Verbal language is one experience that we have that is unique among the animal kingdom, but communication is more than just words. A great amount of information is communicated non-verbally. When you’re speaking to a friend, there are numerous subtle cues that give you additional insight about what is being said. Vocal tone and pace, facial expression, hand gestures, and body posture speak volumes. Even the way we smell, our scent or how we obscure it, can communicate subtle nuance about our inner experience.

We use objects in the world to communicate. Our hairstyle and the clothes we wear make a statement about our inner self. The way we decorate our homes, the type of vehicle we drive, the neighborhood we live in, all communicate something about us, because all of these, whether we consciously choose them or not, are material things that we have had awareness of. Everything in our lives is illuminated by our awareness of them.
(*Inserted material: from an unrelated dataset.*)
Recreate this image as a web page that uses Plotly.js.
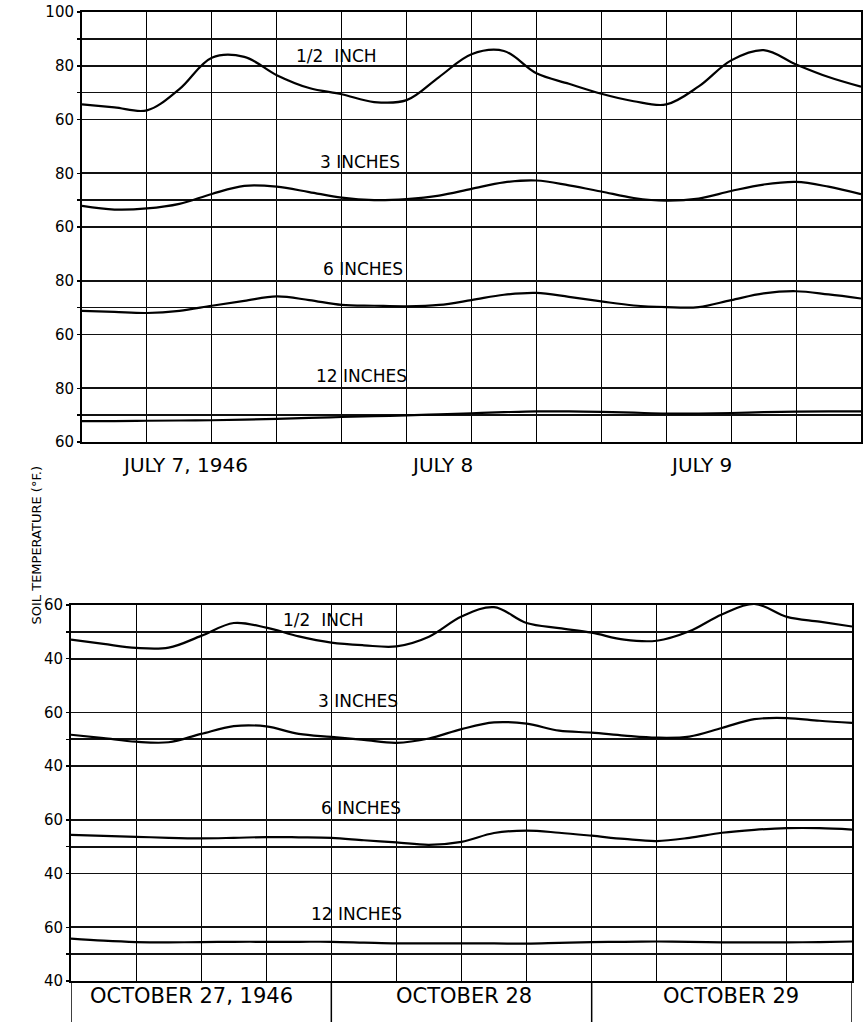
<!DOCTYPE html>
<html>
<head>
<meta charset="utf-8">
<script src="https://cdn.plot.ly/plotly-3.0.1.min.js"></script>
<style>
html,body{margin:0;padding:0;background:#fff;}
#chart{width:863px;height:1028px;}
</style>
</head>
<body>
<div id="chart"></div>
<script>
// ---------- DATA ----------
const hours = [0,3,6,9,12,15,18,21,24,27,30,33,36,39,42,45,48,51,54,57,60,63,66,69,72];

const depthLabels = ['1/2  INCH', '3 INCHES', '6 INCHES', '12 INCHES'];
const julyDays = ['JULY 7, 1946', 'JULY 8', 'JULY 9'];
const octDays = ['OCTOBER 27, 1946', 'OCTOBER 28', 'OCTOBER 29'];
const yTitle = 'SOIL TEMPERATURE (°F.)';

// July 7-9, 1946 (°F)
const julyHalfInch = [65.6,64.5,63.4,71.3,83.0,83.3,76.5,71.7,69.4,66.5,67.2,75.8,84.3,85.5,77.2,73.3,69.6,66.8,65.6,72.3,82.0,85.8,80.5,75.8,72.2];
const julyThreeIn  = [67.9,66.5,66.9,68.6,72.3,75.3,75.0,73.0,70.9,70.0,70.4,71.7,74.2,76.6,77.3,75.5,73.2,70.8,69.8,70.6,73.4,75.8,76.8,75.0,72.2];
const julySixIn    = [68.8,68.4,68.0,68.8,70.7,72.5,74.2,72.8,71.0,70.7,70.5,71.0,72.8,74.8,75.5,74.0,72.3,70.8,70.2,70.2,72.8,75.3,76.1,74.9,73.4];
const julyTwelveIn = [67.8,67.8,67.9,68.0,68.1,68.3,68.6,69.0,69.3,69.6,69.9,70.3,70.7,71.1,71.4,71.4,71.2,70.9,70.6,70.6,70.8,71.1,71.3,71.4,71.4];

// October 27-29, 1946 (°F)
const octHalfInch = [47.1,45.5,44.0,44.1,48.5,53.3,51.6,48.3,46.0,45.0,44.6,48.2,55.7,59.2,53.3,51.4,49.7,47.1,46.7,50.2,56.5,60.4,55.6,53.8,52.0];
const octThreeIn  = [51.7,50.4,49.1,48.9,52.0,54.9,54.8,52.0,50.9,49.8,48.7,50.3,53.8,56.3,55.8,53.2,52.5,51.4,50.6,51.0,54.2,57.5,57.9,56.9,56.1];
const octSixIn    = [54.4,54.0,53.7,53.3,53.1,53.3,53.6,53.5,53.3,52.4,51.6,50.7,51.8,55.1,56.0,55.2,54.1,52.9,52.1,53.3,55.2,56.3,56.9,56.9,56.4];
const octTwelveIn = [55.8,55.0,54.5,54.4,54.5,54.6,54.6,54.6,54.6,54.3,54.0,54.0,54.0,54.0,53.9,54.2,54.5,54.6,54.7,54.6,54.4,54.4,54.4,54.5,54.7];

// grid levels shown inside each stacked strip
const julyLevels = [[100,90,80,70,60],[80,70,60],[80,70,60],[80,70,60]];
const octLevels  = [[60,50,40],[60,50,40],[60,50,40],[60,50,40]];
const dayBoundaries = [0,24,48,72];

// ---------- LAYOUT HELPERS ----------
const W = 863, H = 1028;
const stripOffsets = [0,-40,-80,-120];   // each strip shifted 40 °F down on a shared scale
const FONT = 'DejaVu Sans, Liberation Sans, sans-serif';

function buildTicks(levels){
  const vals=[], text=[];
  levels.forEach((lv,i)=>lv.forEach(v=>{
    vals.push(v+stripOffsets[i]);
    text.push(v%20===0 ? String(v) : '');
  }));
  return {vals,text};
}
const jt = buildTicks(julyLevels);
const ot = buildTicks(octLevels);

const julySeries = [julyHalfInch, julyThreeIn, julySixIn, julyTwelveIn];
const octSeries  = [octHalfInch, octThreeIn, octSixIn, octTwelveIn];

const traces = [];
julySeries.forEach((s,i)=>traces.push({
  x: hours, y: s.map(v=>v+stripOffsets[i]), xaxis:'x', yaxis:'y',
  type:'scatter', mode:'lines', line:{color:'#000', width:2.2, shape:'spline', smoothing:1},
  hoverinfo:'skip'
}));
octSeries.forEach((s,i)=>traces.push({
  x: hours, y: s.map(v=>v+stripOffsets[i]), xaxis:'x2', yaxis:'y2',
  type:'scatter', mode:'lines', line:{color:'#000', width:2.2, shape:'spline', smoothing:1},
  hoverinfo:'skip'
}));

function xAxis(d0,d1,anchor){
  return {
    domain:[d0/W, d1/W], anchor:anchor, range:[0,72],
    tickmode:'linear', tick0:0, dtick:6, showgrid:true, gridcolor:'#000', gridwidth:1,
    showticklabels:false, ticks:'', zeroline:false,
    showline:true, mirror:true, linecolor:'#000', linewidth:2, fixedrange:true
  };
}
function yAxis(top,bottom,range,t,anchor){
  return {
    domain:[1-bottom/H, 1-top/H], anchor:anchor, range:range,
    tickmode:'array', tickvals:t.vals, ticktext:t.text,
    showgrid:true, gridcolor:'#111', gridwidth:1.6, zeroline:false,
    ticks:'outside', ticklen:3, tickcolor:'#000', tickwidth:1.5,
    showline:true, mirror:true, linecolor:'#000', linewidth:2,
    tickfont:{family:FONT, size:15, color:'#000'}, fixedrange:true
  };
}

const annotations = [];
// depth labels (hour, temperature in own strip)
const julyLabelPos = [[23.5,83.5],[25.7,84.1],[26.0,84.4],[25.8,84.4]];
const octLabelPos  = [[23.3,54.5],[26.5,64.2],[26.7,64.5],[26.3,64.9]];
depthLabels.forEach((lab,i)=>{
  annotations.push({xref:'x', yref:'y', x:julyLabelPos[i][0], y:julyLabelPos[i][1]+stripOffsets[i],
    text:lab, showarrow:false, font:{family:FONT, size:17, color:'#000'}});
  annotations.push({xref:'x2', yref:'y2', x:octLabelPos[i][0], y:octLabelPos[i][1]+stripOffsets[i],
    text:lab, showarrow:false, font:{family:FONT, size:17, color:'#000'}});
});
// date labels
const julyDayPos = [9.5, 33.3, 57.2];
const octDayPos  = [11.1, 36.2, 60.8];
julyDays.forEach((d,i)=>annotations.push({xref:'x', yref:'paper', x:julyDayPos[i], y:1-465/H,
  text:d, showarrow:false, font:{family:FONT, size:20, color:'#000'}}));
octDays.forEach((d,i)=>annotations.push({xref:'x2', yref:'paper', x:octDayPos[i], y:1-1010/H,
  text:d, showarrow:false, font:{family:FONT, size:21, color:'#000'}}));
// y-axis title
annotations.push({xref:'paper', yref:'paper', x:26/W, y:1-545/H, text:yTitle, textangle:-90,
  showarrow:false, font:{family:FONT, size:13, color:'#000'}});

// separators below the October chart
const shapes = dayBoundaries.map(h=>({type:'line', xref:'x2', yref:'paper', x0:h, x1:h,
  y0:1-1022/H, y1:1-981/H, line:{color:'#000', width:1.5}}));

const layout = {
  width:W, height:H, margin:{l:0,r:0,t:0,b:0},
  paper_bgcolor:'#fff', plot_bgcolor:'#fff', showlegend:false,
  xaxis: xAxis(82,861,'y'),
  yaxis: yAxis(12,442,[-60,100],jt,'x'),
  xaxis2: xAxis(71,852,'y2'),
  yaxis2: yAxis(605,981,[-80,60],ot,'x2'),
  annotations: annotations,
  shapes: shapes
};

Plotly.newPlot('chart', traces, layout, {staticPlot:true, displayModeBar:false});
</script>
</body>
</html>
I have taken to calling the physical material things that communicate information about the person or beings who interact with them ‘artifacts’. All conscious experience creates artifacts in the physical world of some sort. You can’t be a living being and not impact the physical world in some way. Our metabolic processes consume material and eliminate waste into the world. The work we do moves the material world around, sometimes creating raw materials into new artifacts. These artifacts can last a while, in the case of things we make, manipulate or move, or they can be extremely short lived, like the eddies of air currents we create with every breath. Even the words we speak are artifacts. Sculptures of compressed air in intricate and minute patterns, that emanate from our vocal chords and travel through the atmosphere a short distance until they no longer have enough energy to go any further.

Artifacts don’t even have to be created by living things. The moon pulls on the ocean and creates tides. The rock and ice on the earths surface hold information about times long past if you know how to interpret the signs. Interpreting the information conveyed by these artifacts is one of the greatest accomplishments of science. We can see clear back to the almost the beginning of the universe by tracing the evidence left in artifacts like stars and the cosmic microwave background.
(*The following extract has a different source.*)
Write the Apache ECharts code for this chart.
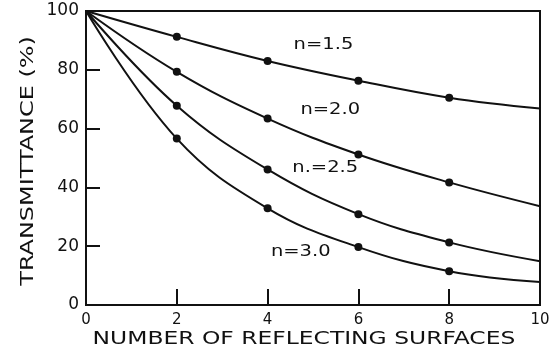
<!DOCTYPE html>
<html>
<head>
<meta charset="utf-8">
<script src="https://cdn.jsdelivr.net/npm/echarts@6/dist/echarts.min.js"></script>
<style>
  html, body { margin: 0; padding: 0; background: #fff; }
  #chart { width: 560px; height: 352px; }
</style>
</head>
<body>
<div id="chart"></div>
<script>
// number of reflecting surfaces
var surfaces = [0, 2, 4, 6, 8, 10];

// transmittance (%)
var n15 = [100, 91.2, 83.0, 76.3, 70.5, 66.8];
var n20 = [100, 79.3, 63.4, 51.2, 41.7, 33.6];
var n25 = [100, 67.8, 46.1, 30.9, 21.3, 14.9];
var n30 = [100, 56.6, 32.9, 19.7, 11.5, 7.8];

var curveNames = ['n=1.5', 'n=2.0', 'n.=2.5', 'n=3.0'];
// where the curve labels sit, in data units
var labelX = [5.23, 5.38, 5.27, 4.73];
var labelY = [88.5, 66.4, 46.4, 18.0];

var xTitle = 'NUMBER OF REFLECTING SURFACES';
var yTitle = 'TRANSMITTANCE (%)';

var ink = '#111';
var font = 'DejaVu Sans';

function toPoints(vals) {
    return vals.map(function (v, i) {
        var pt = { value: [surfaces[i], v] };
        // dots only at the measured points, not at the ends
        if (i === 0 || i === vals.length - 1) pt.symbol = 'none';
        return pt;
    });
}

function makeSeries(name, vals) {
    return {
        name: name,
        type: 'line',
        smooth: 0.4,
        data: toPoints(vals),
        symbol: 'circle',
        symbolSize: 8,
        itemStyle: { color: ink },
        lineStyle: { color: ink, width: 2 },
        emphasis: { disabled: true },
        z: 3
    };
}

var myChart = echarts.init(document.getElementById('chart'));

myChart.setOption({
    backgroundColor: '#fff',
    animation: false,
    grid: {
        left: 86,
        right: 20,
        top: 11,
        bottom: 47,
        show: true,
        borderColor: ink,
        borderWidth: 2
    },
    xAxis: {
        type: 'value',
        min: 0,
        max: 10,
        interval: 2,
        axisLine: { lineStyle: { color: ink, width: 2 } },
        axisTick: { inside: true, length: 16, lineStyle: { color: ink, width: 2 } },
        axisLabel: { color: ink, fontFamily: font, fontSize: 15, margin: 8 },
        splitLine: { show: false }
    },
    yAxis: {
        type: 'value',
        min: 0,
        max: 100,
        interval: 20,
        axisLine: { lineStyle: { color: ink, width: 2 } },
        axisTick: { inside: true, length: 14, lineStyle: { color: ink, width: 2 } },
        axisLabel: { color: ink, fontFamily: font, fontSize: 17, margin: 7 },
        splitLine: { show: false }
    },
    series: [
        makeSeries(curveNames[0], n15),
        makeSeries(curveNames[1], n20),
        makeSeries(curveNames[2], n25),
        makeSeries(curveNames[3], n30)
    ]
});

function stretchedText(text, x, y, size, sx, rot) {
    return {
        type: 'text',
        x: x,
        y: y,
        rotation: rot || 0,
        scaleX: sx,
        style: {
            text: text,
            fill: ink,
            font: size + 'px "' + font + '"',
            textAlign: 'center',
            textVerticalAlign: 'middle'
        },
        z: 10
    };
}

// curve labels placed through the chart's own coordinate system
var graphics = curveNames.map(function (name, i) {
    var p = myChart.convertToPixel({ gridIndex: 0 }, [labelX[i], labelY[i]]);
    return stretchedText(name, p[0], p[1], 15, 1.3);
});

// axis titles, lettered wide like the original
var xMid = myChart.convertToPixel({ gridIndex: 0 }, [4.8, 0]);
var yMid = myChart.convertToPixel({ gridIndex: 0 }, [0, 49]);
graphics.push(stretchedText(xTitle, xMid[0], 339, 18, 1.3));
graphics.push(stretchedText(yTitle, 28, yMid[1], 18, 1.33, Math.PI / 2));

myChart.setOption({ graphic: graphics });
</script>
</body>
</html>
On a more human scale, looking around at the objects in our surroundings, there are echos of the consciousnesses of countless humans in all of the human made things of modern life. Our cites and homes are filled with them. Contemplating the attention that has been paid by people in everything surrounding us has a similar quality to the feeling of sonder. The wooden planks of my floor were harvested from trees cut down and processed by people decades ago. A team of people then moved them to the site of this building, where others crafted them into the floor I walk on every day. Every object has a history and a lineage of human minds and hands that reverberate from their past. Each piece graced, for some time, with the focused attention of human awareness.

So if you’re ever feeling lonely, just look around and think of all the people whose efforts and attention helped to create the world that surrounds you. I find an immense sense of gratitude in acknowledging and honoring those who helped to make the world what it is today. They each give a part of their time here on earth shaping the artifacts around us with the focused intention of their awareness, and this awareness we each embody is ultimately the core of who we are. A part of each person and their story lives on in the artifacts they have moved, touched, or created, and these artifacts reflect the unique contribution they have made to the universe, and the impact they have on our lives.